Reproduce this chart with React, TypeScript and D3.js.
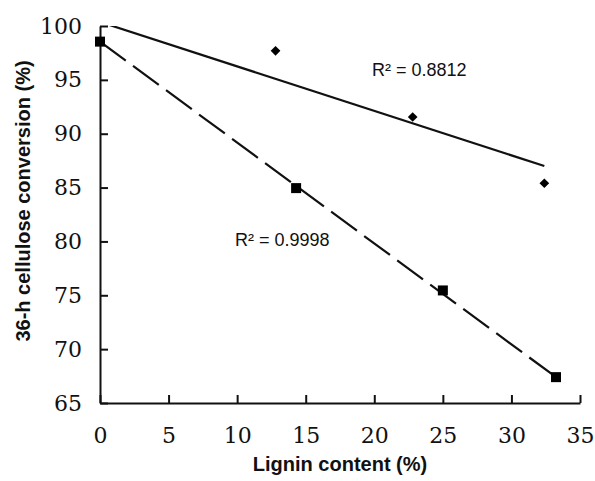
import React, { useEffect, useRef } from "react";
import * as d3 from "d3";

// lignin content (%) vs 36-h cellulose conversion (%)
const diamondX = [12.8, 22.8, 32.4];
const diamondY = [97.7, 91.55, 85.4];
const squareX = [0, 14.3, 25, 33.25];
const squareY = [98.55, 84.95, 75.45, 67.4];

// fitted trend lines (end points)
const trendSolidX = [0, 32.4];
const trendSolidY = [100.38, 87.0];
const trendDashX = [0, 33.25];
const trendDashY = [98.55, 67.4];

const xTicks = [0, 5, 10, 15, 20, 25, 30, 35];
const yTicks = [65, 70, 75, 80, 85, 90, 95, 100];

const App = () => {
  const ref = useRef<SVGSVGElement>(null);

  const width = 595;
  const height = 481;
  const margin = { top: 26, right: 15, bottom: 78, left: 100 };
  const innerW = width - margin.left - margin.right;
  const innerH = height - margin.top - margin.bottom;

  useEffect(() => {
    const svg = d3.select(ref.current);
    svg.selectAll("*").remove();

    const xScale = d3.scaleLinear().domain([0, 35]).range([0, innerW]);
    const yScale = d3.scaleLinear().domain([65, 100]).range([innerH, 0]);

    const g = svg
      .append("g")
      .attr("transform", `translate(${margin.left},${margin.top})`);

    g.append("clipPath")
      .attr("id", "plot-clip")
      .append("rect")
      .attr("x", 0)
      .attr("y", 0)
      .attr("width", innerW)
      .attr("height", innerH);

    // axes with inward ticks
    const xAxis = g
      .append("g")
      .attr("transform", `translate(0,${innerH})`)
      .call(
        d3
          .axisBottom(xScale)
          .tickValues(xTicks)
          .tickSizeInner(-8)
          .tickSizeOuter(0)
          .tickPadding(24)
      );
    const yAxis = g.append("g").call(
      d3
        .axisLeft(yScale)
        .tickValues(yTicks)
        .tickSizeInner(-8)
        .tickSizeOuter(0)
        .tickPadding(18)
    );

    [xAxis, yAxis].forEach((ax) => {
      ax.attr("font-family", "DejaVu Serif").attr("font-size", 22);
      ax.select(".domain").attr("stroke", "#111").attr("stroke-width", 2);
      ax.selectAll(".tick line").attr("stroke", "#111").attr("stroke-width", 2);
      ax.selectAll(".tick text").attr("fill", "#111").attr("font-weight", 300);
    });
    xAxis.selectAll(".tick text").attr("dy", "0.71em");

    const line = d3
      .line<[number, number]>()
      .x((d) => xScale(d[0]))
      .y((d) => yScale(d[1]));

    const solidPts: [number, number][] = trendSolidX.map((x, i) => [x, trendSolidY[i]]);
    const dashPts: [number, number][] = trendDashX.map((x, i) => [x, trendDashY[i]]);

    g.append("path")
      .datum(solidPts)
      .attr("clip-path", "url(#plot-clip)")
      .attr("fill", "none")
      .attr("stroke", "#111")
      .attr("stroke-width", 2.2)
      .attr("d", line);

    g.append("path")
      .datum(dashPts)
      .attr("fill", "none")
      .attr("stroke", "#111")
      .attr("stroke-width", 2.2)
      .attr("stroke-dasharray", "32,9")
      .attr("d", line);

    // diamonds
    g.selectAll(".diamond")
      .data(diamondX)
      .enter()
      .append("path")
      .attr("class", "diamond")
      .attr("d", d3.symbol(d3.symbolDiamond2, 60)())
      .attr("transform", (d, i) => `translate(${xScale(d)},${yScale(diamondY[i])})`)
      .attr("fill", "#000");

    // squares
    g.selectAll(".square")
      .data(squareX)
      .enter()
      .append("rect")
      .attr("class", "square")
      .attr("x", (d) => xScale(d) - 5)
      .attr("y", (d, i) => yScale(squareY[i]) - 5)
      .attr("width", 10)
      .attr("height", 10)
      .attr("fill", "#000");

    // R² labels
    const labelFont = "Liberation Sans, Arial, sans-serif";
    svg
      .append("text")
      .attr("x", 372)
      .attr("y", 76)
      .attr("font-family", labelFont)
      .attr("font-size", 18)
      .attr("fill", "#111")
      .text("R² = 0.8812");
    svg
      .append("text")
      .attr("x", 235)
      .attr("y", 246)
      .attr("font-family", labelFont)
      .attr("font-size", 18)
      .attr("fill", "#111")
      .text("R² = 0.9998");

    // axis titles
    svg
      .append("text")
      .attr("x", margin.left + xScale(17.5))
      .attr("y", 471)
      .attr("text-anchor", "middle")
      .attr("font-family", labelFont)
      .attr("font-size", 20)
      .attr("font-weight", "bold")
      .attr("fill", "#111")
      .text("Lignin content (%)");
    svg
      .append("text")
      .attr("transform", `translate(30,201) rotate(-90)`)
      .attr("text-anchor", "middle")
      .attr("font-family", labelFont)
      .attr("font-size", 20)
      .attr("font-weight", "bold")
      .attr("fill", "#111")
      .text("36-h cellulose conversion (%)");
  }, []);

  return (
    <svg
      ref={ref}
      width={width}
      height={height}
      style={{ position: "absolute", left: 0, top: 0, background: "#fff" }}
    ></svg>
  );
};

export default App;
──────────
Given task: Transcribe the listing in full and omit the pictures.

The output:
Reproduce this chart with React, TypeScript and D3.js.
import React, { useEffect, useRef } from "react";
import * as d3 from "d3";

// lignin content (%) vs 36-h cellulose conversion (%)
const diamondX = [12.8, 22.8, 32.4];
const diamondY = [97.7, 91.55, 85.4];
const squareX = [0, 14.3, 25, 33.25];
const squareY = [98.55, 84.95, 75.45, 67.4];

// fitted trend lines (end points)
const trendSolidX = [0, 32.4];
const trendSolidY = [100.38, 87.0];
const trendDashX = [0, 33.25];
const trendDashY = [98.55, 67.4];

const xTicks = [0, 5, 10, 15, 20, 25, 30, 35];
const yTicks = [65, 70, 75, 80, 85, 90, 95, 100];

const App = () => {
  const ref = useRef<SVGSVGElement>(null);

  const width = 595;
  const height = 481;
  const margin = { top: 26, right: 15, bottom: 78, left: 100 };
  const innerW = width - margin.left - margin.right;
  const innerH = height - margin.top - margin.bottom;

  useEffect(() => {
    const svg = d3.select(ref.current);
    svg.selectAll("*").remove();

    const xScale = d3.scaleLinear().domain([0, 35]).range([0, innerW]);
    const yScale = d3.scaleLinear().domain([65, 100]).range([innerH, 0]);

    const g = svg
      .append("g")
      .attr("transform", `translate(${margin.left},${margin.top})`);

    g.append("clipPath")
      .attr("id", "plot-clip")
      .append("rect")
      .attr("x", 0)
      .attr("y", 0)
      .attr("width", innerW)
      .attr("height", innerH);

    // axes with inward ticks
    const xAxis = g
      .append("g")
      .attr("transform", `translate(0,${innerH})`)
      .call(
        d3
          .axisBottom(xScale)
          .tickValues(xTicks)
          .tickSizeInner(-8)
          .tickSizeOuter(0)
          .tickPadding(24)
      );
    const yAxis = g.append("g").call(
      d3
        .axisLeft(yScale)
        .tickValues(yTicks)
        .tickSizeInner(-8)
        .tickSizeOuter(0)
        .tickPadding(18)
    );

    [xAxis, yAxis].forEach((ax) => {
      ax.attr("font-family", "DejaVu Serif").attr("font-size", 22);
      ax.select(".domain").attr("stroke", "#111").attr("stroke-width", 2);
      ax.selectAll(".tick line").attr("stroke", "#111").attr("stroke-width", 2);
      ax.selectAll(".tick text").attr("fill", "#111").attr("font-weight", 300);
    });
    xAxis.selectAll(".tick text").attr("dy", "0.71em");

    const line = d3
      .line<[number, number]>()
      .x((d) => xScale(d[0]))
      .y((d) => yScale(d[1]));

    const solidPts: [number, number][] = trendSolidX.map((x, i) => [x, trendSolidY[i]]);
    const dashPts: [number, number][] = trendDashX.map((x, i) => [x, trendDashY[i]]);

    g.append("path")
      .datum(solidPts)
      .attr("clip-path", "url(#plot-clip)")
      .attr("fill", "none")
      .attr("stroke", "#111")
      .attr("stroke-width", 2.2)
      .attr("d", line);

    g.append("path")
      .datum(dashPts)
      .attr("fill", "none")
      .attr("stroke", "#111")
      .attr("stroke-width", 2.2)
      .attr("stroke-dasharray", "32,9")
      .attr("d", line);

    // diamonds
    g.selectAll(".diamond")
      .data(diamondX)
      .enter()
      .append("path")
      .attr("class", "diamond")
      .attr("d", d3.symbol(d3.symbolDiamond2, 60)())
      .attr("transform", (d, i) => `translate(${xScale(d)},${yScale(diamondY[i])})`)
      .attr("fill", "#000");

    // squares
    g.selectAll(".square")
      .data(squareX)
      .enter()
      .append("rect")
      .attr("class", "square")
      .attr("x", (d) => xScale(d) - 5)
      .attr("y", (d, i) => yScale(squareY[i]) - 5)
      .attr("width", 10)
      .attr("height", 10)
      .attr("fill", "#000");

    // R² labels
    const labelFont = "Liberation Sans, Arial, sans-serif";
    svg
      .append("text")
      .attr("x", 372)
      .attr("y", 76)
      .attr("font-family", labelFont)
      .attr("font-size", 18)
      .attr("fill", "#111")
      .text("R² = 0.8812");
    svg
      .append("text")
      .attr("x", 235)
      .attr("y", 246)
      .attr("font-family", labelFont)
      .attr("font-size", 18)
      .attr("fill", "#111")
      .text("R² = 0.9998");

    // axis titles
    svg
      .append("text")
      .attr("x", margin.left + xScale(17.5))
      .attr("y", 471)
      .attr("text-anchor", "middle")
      .attr("font-family", labelFont)
      .attr("font-size", 20)
      .attr("font-weight", "bold")
      .attr("fill", "#111")
      .text("Lignin content (%)");
    svg
      .append("text")
      .attr("transform", `translate(30,201) rotate(-90)`)
      .attr("text-anchor", "middle")
      .attr("font-family", labelFont)
      .attr("font-size", 20)
      .attr("font-weight", "bold")
      .attr("fill", "#111")
      .text("36-h cellulose conversion (%)");
  }, []);

  return (
    <svg
      ref={ref}
      width={width}
      height={height}
      style={{ position: "absolute", left: 0, top: 0, background: "#fff" }}
    ></svg>
  );
};

export default App;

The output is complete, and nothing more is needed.